Source: http://ny.findacase.com/research/wfrmDocViewer.aspx/xq/fac.20180725_0027499.NY.htm/qx
Timestamp: 2019-04-19 01:09:11+00:00

Document:
The defendant appeals, and the plaintiff cross-appeals, from the judgment. The defendant's appeal from the order was dismissed (see Kupperstock v. Kupperstock, __A.D.3d__[Appellate Division Docket No. 2014-10799; decided herewith]); however, the issues raised therein are brought up for review on the appeal and cross appeal from the judgment (see CPLR 5501[a]; Matter of Aho, 39 N.Y.2d 241, 248). We affirm.
On the motion for summary judgment, the defendant established, prima facie, that the mortgage recorded against the property was valid, through copies of the mortgage purportedly bearing the plaintiff s signature and an affidavit of a handwriting expert attesting to the genuineness of the signature. In opposition, however, the plaintiff raised a triable issue of fact. A certificate of acknowledgment attached to an instrument, such as a mortgage, raises a presumption of due execution, and that presumption may be overcome only on "proof so clear and convincing as to amount to a moral certainty" (Albany County Sav. Bank v. McCarty, 149 NY 71, 80). Here, the plaintiff s affidavit, wherein she affirmed that she never borrowed money from Zvi Kupperstock and never knowingly signed the mortgage note or mortgage, together with considerable documentary evidence created contemporaneously with the purchase of the subject property and throughout the length of the marriage that flatly contradicted the existence of a mortgage, was sufficient to raise a triable issue of fact warranting denial of summary judgment (see Stein v.

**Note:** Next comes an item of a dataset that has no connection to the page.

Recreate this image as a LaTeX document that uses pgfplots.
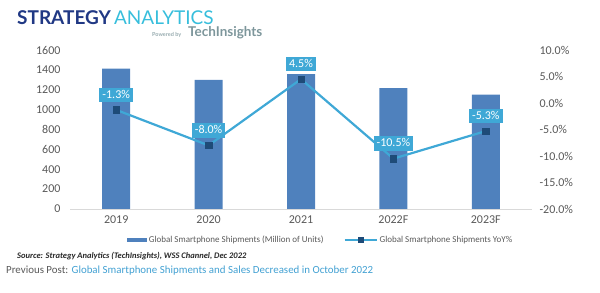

Doukas, 98 A.D.3d 1026).
"In reviewing a determination made after a nonjury trial, the power of this Court is as broad as that of the trial court, and this Court may render the judgment it finds warranted by the facts, bearing in mind that in a close case, the trial judge had the advantage of seeing the witnesses and hearing the testimony'' (Neuman v. Neumann, 109 A.D.3d 886, 887-888 [internal quotation marks and citations omitted]). Here, at trial, the Supreme Court explicitly found the plaintiffs testimony to be consistent and credible and properly concluded that the plaintiff had rebutted the presumption of due execution by establishing that the mortgage was not valid. The court noted that the documents prepared contemporaneously with the house purchase and documents prepared in connection with the divorce did not reference or discuss any mortgage. The court further noted that the details of the mortgage itself lent credibility to the plaintiffs claim that this mortgage was manufactured by the defendant to assert continued control over the plaintiff. Specifically, the mortgage was recorded just weeks after the parties entered into the stipulation of settlement in the divorce action, was for a purported loan in the sum of $840, 000, which was $260, 000 more than the price paid for the subject property, and was a 30-year-term mortgage that required no payment until the expiration of the term, at 10% interest compounded annually, a date when Zvi would have been 114 years old. Taken together with other evidence that tended to establish that the plaintiff was unable to communicate with Zvi, and that Zvi was not in a position to lend large sums of money, the court properly concluded that the mortgage and note must be cancelled and discharged given the lack of any documentary evidence to support the validity of the mortgage and note (see Cunningham v. Baldari, 100 A.D.3d 584; see also Hopper v. Lockey, 17 A.D.3d 912). Therefore, we agree with the court's determination to award the plaintiff judgment in her favor on the first cause of action pursuant to RPAPL article 15 and direct the cancellation and discharge of record of the mortgage allegedly executed by the plaintiff in favor of Zvi.